Больше света и надежды
– Но в любом случае постановка получилась достаточно продвинутой. Следует ли ожидать чего-то в таком же духе?
– После нескольких спектаклей с печальным концом – “Тоски” с четырьмя трупами, “Богемы” и вот “Томирис”, где, как сказали, у меня “вообще мертвое поле”, – в театре просят комедию. Поэтому сейчас мы будем искать что-то полегче, какую-нибудь классическую камерную оперу, не такую масштабную. А чтобы создать что-то новое, свое, нужны время и стечение обстоятельств. И если говорить о собственном произведении, то я хотела бы сделать сказку в стиле фэнтези на казахские сюжеты…
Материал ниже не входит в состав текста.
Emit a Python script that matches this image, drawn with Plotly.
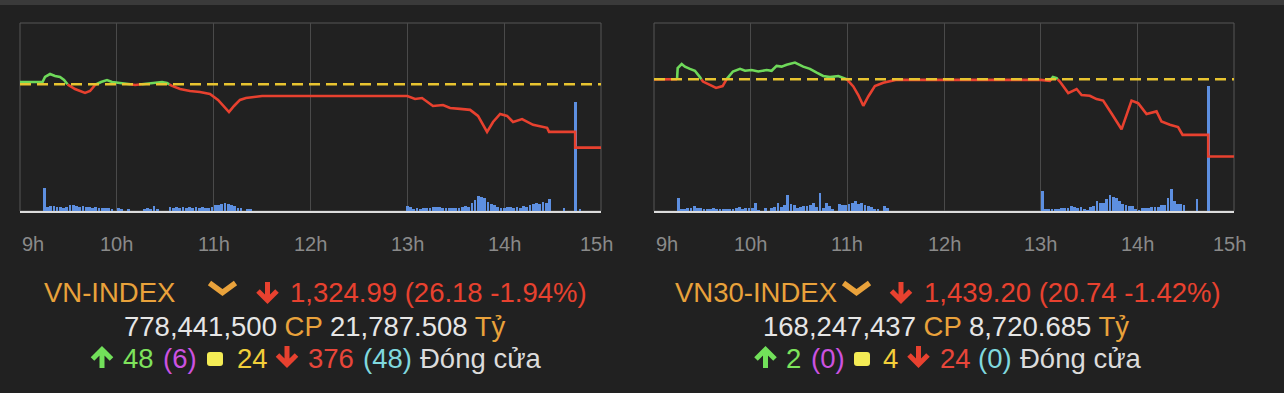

Да, могу я вас попросить – побольше света и надежды, когда вы будете писать свою статью?
– В смысле?
– Уже надоели плаксивые вещи о том, что у нас проблемы, жить невозможно и талантливые люди уезжают… Было время, когда все рвались куда-то. Я тоже мечтала жить в маленьком городке в Дании или Голландии, где много цветов и прекрасной музыки. А потом подумала: в принципе я ведь живу в таком городе, где много музыки и цветов. Просто нужно немного разуть глаза и что-то делать. Не ждать, а делать. Даже на примере “Томирис” можно заметить, что у нас образовался единый дух в театре. Я запрещаю людям говорить друг о друге плохо. Мне кажется, нужно культивировать внимательное отношение друг к другу.
– Я сказала, кому охота посмотреть на памятник, поезжайте на нашу площадь Республики. А здесь, в опере, мне хотелось показать почти сумасшествие.
– Если зритель не сидит с холодным носом, как у собаки, а сопереживает, соучаствует, то я считаю, что цель достигнута.
Справка
Ляйлим Имангазина – режиссер-постановщик Казахского государственного академического театра оперы и балета имени Абая. Окончила Алматинскую государственную консерваторию им. Курмангазы по специальности фортепиано и Российскую академию театрального искусства (РАТИ-ГИТИС) по специальности режиссер музыкального театра.
Единственный оперный режиссер-постановщик в Казахстане. Ей принадлежат постановки опер “Тоска”, “Богема”, “Кармен”, “Ер-Таргын”, “Телефон” и другие.